16. The electronic device of claim 15, wherein updating the second set of attention parameters corresponding to the first chunk based on the first set of attention parameters comprises:
updating the second set of attention parameters by concatenating the first set of attention parameters to the second set of attention parameters.
17. The electronic device of claim 15, wherein the acts further comprise:
writing the second set of attention parameters to the cache module.
18. The electronic device of claim 12, wherein the first set of attention parameters comprises a set of key-value parameters corresponding to the second chunk.
19. The electronic device of claim 12, wherein the target model is trained based on the following process:
determining a reference encoded representation of training audio content;
processing a set of training tokens of the training audio content with the target model to generate a training encoded representation; and
training the target model based on a difference between the reference encoded representation and the training encoded representation.

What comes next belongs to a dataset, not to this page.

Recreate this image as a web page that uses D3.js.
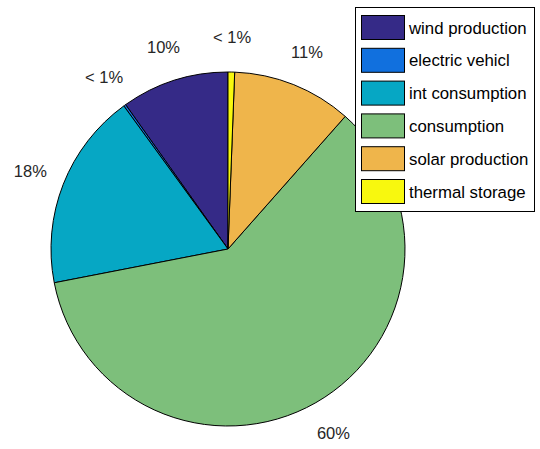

20. A non-transitory computer-readable storage medium having a computer program stored thereon, wherein the computer program is executable by a processor to implement acts comprising:
obtaining a set of tokens generated based on input information;
providing the set of tokens to a target model to generate a plurality of encoded representations corresponding to a plurality of chunks, wherein a target encoded representation corresponding to a first chunk is generated based on a first set of attention parameters associated with a second chunk, the second chunk is earlier in time than the first chunk; and
generating target music content by decoding the plurality of encoded representations.